A couple months later, we have made some progress, and the end vision is slightly different:
- We (or at least I) have come to realize that local (docker) setup is very important piece of this puzzle, and is missing from original diagram. Ian has been working hard on transitioning the whole pipeline to be using the same docker containers, so this is at least in progress. From our call yesterday it sounds like that is its own domain with many features still to be made to make it fast and predictable
- Dev3 has a PR up which will reduce its dependence on the CDN, making it more predictable and less error prone. This is a work in progress, so the completion of the PR does not necessarily mean the process will be complete.

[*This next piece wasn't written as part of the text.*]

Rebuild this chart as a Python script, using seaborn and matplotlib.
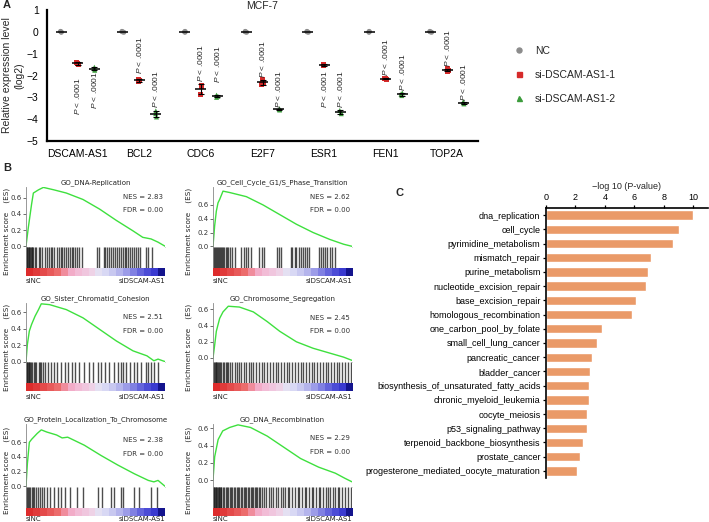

- Test3 is up which has been a huge help already, for a) quickly verifying breaking changes in dev against what was working before. and b) as a backup remote backend when dev3 goes down. Also, the product / qa team has already stated testing against my proposed requirements ruberic to give some idea of stoplight-status as project progresses. Next steps here are to push to test regularly, record a smoke test and image number, and promote passing images to demo
- Demo is up and looks fairly recent, and is pre populated with data. I think this is a great improvement over last few months, when it was stale since about March.
It seems like we are starting to have the infrastructure pieces in place and now the goal is to fine-tune the process so that we are shipping constantly. In order to do that the next steps are
- Dial in the local docker setup so that FE devs are never blocked and have consistent build environments with no external dependencies to run as sandboxes. This will help isolate network and package load issues, and allow more disruptive test configurations (making many changes to the database).
- Focus on integration testing both with the QA test-3refapp and by bringing cypress ci tests to github actions once we merge monorepos. A good example of we have tests but they don’t catch the right thing yet, the patient-registration app has broken several times in the last few months even when all CI tests are green. Adding a combination of the two testing methods above will allow us to catch better bugs so that registration doesn’t keep breaking, which will ultimately allow us to develop faster
- Test regularly on test3, record the results, and then promote successful candidates to demo. Using the process will help us get better at it, and hopefully brings much needed transparency as to the state of O3
Maybe I put this into a nice bullet point list, but there is a ton of work to do here, both for setting up the infrastructure and for the ongoing maintenance once it is running. DevOps affects many many stakeholders who all are requiring that CI pipeline have high availability, or else unfortunately can be totally blocked costing teams hundreds of engineer-hours. It is critical we have a dedicated resource here.